Top DFM ‘Speeding Tickets’ Issued by Suppliers
- Failure to provide design geometry to meet IPC-6012 manufacturing process and class specification
- Failure to provide tangible dimensions and tolerances defining form, fit acceptance criteria
- Failure to provide IPC-D-356 netlist (ODB++ is not utilized sufficiently offshore)
- Failure to declare copper thickness specification as “base” or “finished”
- Failure to locate an intelligent design origin relevant to the PCB such as a mounting hole
- Failure to allow for generic laminate material substitution
Where can an inexperienced designer learn more? IPC holds PCB design classes, such as those taught by Kris Moyer, as well as the CID and CID+ certification classes and exams. A variety of design classes are available at IPC APEX EXPO, DesignCon, and the PCB East and West shows. Altium’s John Watson also teaches basic and advanced PCB design at Palomar College near San Diego. There are great design classes out there, and some that are not so great, so investigate the instructor’s bona fides before forking over your benjamins.

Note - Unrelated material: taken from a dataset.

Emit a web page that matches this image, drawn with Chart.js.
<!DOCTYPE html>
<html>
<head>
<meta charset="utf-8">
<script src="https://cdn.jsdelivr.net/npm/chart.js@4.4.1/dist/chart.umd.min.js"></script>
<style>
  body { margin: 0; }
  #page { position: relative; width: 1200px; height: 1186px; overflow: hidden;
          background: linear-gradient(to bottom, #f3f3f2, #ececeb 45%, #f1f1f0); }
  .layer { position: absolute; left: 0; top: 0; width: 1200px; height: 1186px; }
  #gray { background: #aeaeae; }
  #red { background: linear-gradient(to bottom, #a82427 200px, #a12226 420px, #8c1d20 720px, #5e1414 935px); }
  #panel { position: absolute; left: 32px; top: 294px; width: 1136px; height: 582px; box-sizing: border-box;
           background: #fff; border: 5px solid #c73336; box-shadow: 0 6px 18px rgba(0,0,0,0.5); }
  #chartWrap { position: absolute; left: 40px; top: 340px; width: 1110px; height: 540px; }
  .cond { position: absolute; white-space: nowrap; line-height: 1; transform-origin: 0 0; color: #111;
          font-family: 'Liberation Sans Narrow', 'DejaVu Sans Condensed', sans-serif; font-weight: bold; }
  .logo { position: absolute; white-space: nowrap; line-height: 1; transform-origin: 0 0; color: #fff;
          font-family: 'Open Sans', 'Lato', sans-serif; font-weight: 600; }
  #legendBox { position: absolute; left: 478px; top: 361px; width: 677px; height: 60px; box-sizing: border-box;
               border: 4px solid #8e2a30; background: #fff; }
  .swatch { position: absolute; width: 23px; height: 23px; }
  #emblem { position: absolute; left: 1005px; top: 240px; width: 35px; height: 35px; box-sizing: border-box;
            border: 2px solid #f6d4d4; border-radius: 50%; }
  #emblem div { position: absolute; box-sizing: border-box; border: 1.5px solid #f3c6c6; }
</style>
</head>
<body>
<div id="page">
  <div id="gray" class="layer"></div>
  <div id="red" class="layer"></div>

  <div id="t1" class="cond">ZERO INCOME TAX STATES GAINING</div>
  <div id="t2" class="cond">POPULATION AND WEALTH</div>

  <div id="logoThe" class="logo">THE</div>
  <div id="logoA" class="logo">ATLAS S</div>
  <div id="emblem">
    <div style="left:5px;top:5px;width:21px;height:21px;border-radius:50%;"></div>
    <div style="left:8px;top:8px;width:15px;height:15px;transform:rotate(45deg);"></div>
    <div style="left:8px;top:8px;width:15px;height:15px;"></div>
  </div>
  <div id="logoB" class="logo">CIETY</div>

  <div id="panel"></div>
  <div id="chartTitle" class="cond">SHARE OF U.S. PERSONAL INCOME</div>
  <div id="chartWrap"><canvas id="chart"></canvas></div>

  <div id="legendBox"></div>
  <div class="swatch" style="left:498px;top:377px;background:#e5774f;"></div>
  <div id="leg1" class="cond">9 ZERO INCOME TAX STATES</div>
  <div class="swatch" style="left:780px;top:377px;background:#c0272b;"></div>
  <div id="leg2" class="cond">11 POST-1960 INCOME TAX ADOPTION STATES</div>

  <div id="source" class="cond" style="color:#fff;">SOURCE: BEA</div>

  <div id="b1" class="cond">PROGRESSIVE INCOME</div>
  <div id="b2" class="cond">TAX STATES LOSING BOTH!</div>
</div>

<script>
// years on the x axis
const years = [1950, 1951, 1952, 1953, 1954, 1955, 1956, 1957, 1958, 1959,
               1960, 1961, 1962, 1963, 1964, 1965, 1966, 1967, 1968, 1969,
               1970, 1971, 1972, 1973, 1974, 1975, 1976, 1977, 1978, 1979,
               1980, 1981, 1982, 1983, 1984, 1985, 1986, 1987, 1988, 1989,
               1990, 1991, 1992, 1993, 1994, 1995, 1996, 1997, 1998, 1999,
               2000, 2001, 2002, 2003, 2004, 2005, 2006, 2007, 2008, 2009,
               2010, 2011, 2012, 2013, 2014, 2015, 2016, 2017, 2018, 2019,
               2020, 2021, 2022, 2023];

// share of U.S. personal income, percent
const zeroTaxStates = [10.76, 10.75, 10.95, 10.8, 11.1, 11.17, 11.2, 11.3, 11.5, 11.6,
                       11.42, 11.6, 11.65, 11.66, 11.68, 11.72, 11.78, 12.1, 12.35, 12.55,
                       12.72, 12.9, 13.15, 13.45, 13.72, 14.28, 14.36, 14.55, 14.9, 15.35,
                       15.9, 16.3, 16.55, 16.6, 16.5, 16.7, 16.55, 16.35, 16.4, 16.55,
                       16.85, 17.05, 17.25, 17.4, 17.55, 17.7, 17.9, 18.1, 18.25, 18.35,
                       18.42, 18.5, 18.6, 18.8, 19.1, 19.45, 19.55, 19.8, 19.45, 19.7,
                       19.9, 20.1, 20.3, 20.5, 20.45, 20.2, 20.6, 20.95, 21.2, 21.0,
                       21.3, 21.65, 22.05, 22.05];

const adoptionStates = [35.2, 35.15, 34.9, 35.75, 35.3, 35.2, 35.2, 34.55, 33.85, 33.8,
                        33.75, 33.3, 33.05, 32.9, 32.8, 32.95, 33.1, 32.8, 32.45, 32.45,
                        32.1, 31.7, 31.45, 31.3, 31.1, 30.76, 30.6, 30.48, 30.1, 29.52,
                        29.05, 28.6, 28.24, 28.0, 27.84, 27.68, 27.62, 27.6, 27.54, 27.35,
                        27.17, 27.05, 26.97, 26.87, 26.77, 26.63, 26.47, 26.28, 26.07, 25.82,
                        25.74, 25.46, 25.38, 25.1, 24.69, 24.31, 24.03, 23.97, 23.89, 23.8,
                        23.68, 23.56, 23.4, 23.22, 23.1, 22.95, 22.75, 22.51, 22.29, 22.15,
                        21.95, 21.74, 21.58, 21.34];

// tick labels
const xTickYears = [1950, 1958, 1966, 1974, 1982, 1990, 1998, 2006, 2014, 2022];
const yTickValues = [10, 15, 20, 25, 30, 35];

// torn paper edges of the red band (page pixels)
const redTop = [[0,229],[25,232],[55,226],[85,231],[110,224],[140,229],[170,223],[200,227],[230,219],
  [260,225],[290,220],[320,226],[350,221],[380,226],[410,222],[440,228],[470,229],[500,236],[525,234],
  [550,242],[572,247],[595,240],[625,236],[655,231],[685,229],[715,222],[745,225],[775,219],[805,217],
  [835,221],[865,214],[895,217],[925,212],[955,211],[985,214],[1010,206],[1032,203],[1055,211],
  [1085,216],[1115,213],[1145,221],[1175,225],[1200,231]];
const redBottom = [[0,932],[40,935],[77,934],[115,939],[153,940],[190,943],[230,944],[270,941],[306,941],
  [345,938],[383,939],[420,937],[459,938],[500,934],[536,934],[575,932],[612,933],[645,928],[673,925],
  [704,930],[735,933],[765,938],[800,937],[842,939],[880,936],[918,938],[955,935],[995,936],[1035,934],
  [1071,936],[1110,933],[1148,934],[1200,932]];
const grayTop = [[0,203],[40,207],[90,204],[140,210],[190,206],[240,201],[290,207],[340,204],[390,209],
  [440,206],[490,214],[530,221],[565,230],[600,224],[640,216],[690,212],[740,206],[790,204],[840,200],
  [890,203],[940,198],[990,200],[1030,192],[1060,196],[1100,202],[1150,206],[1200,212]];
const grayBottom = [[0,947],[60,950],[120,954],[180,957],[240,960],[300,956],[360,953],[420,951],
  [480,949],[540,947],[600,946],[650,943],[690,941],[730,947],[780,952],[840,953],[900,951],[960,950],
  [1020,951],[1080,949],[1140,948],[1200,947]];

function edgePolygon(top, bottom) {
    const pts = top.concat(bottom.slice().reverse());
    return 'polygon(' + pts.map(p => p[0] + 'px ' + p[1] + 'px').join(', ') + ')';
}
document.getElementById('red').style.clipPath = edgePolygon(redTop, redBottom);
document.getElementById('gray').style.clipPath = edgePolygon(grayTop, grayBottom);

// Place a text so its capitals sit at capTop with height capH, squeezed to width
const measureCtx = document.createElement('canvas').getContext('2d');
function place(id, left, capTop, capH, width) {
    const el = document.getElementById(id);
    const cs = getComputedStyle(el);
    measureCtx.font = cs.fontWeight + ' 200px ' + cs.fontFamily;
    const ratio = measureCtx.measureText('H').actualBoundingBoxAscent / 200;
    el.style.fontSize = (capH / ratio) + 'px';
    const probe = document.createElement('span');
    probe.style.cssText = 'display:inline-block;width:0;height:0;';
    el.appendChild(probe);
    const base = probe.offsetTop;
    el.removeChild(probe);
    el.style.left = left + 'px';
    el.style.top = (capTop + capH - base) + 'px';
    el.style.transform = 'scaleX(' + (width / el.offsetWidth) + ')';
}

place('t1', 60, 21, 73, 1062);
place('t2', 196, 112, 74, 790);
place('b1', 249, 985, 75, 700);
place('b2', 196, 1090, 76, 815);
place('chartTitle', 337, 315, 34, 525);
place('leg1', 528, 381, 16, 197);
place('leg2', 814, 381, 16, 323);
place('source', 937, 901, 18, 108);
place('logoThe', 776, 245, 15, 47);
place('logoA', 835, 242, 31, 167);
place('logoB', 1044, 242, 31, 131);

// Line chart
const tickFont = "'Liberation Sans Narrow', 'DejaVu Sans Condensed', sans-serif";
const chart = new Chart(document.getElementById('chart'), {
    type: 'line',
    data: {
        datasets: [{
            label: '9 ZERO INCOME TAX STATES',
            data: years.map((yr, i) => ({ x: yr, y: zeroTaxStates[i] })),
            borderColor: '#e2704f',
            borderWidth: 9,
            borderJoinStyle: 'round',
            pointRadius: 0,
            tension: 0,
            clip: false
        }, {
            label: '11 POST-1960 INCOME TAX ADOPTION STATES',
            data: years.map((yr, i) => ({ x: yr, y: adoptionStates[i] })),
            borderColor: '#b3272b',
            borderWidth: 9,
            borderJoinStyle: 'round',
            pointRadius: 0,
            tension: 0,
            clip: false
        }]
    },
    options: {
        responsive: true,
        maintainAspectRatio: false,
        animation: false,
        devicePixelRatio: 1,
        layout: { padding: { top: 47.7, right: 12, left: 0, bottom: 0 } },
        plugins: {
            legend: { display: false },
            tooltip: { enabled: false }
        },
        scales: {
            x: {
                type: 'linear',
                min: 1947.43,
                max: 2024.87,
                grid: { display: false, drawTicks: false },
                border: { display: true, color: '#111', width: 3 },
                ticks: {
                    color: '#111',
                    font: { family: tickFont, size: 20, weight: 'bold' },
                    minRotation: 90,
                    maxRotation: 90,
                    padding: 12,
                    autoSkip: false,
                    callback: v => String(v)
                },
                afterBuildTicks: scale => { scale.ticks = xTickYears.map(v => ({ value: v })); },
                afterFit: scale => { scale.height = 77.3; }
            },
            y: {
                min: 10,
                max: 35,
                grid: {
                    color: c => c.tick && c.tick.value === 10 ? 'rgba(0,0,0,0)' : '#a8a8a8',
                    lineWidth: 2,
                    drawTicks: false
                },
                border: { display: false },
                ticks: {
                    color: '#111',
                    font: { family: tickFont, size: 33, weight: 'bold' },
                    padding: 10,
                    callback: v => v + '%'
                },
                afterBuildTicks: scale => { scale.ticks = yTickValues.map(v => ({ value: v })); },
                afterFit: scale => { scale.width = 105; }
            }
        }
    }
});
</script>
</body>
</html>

IPC specifications and training courses have already laid the foundation—the prima facie—for collaborative PCB design and manufacturing specifications. They serve the global industry as a type of owner’s manual for our industry systems. They are produced and represented by diverse groups of industry professionals who are subject matter experts in the PCB industry. Manufacturers aim toward these specifications to define the target conditions of our PCBs. PCB designers need to become familiar, specify, and form their design strategies around the limits published in these documents in order to fit and function with fellow supply chain stakeholders. Designers must realize that when they create a layout without consideration for global prima facie production capabilities, they are not creating a design. They are creating an accident waiting to happen.
Now y’all have a good day and just don’t drive so fast, ya hear?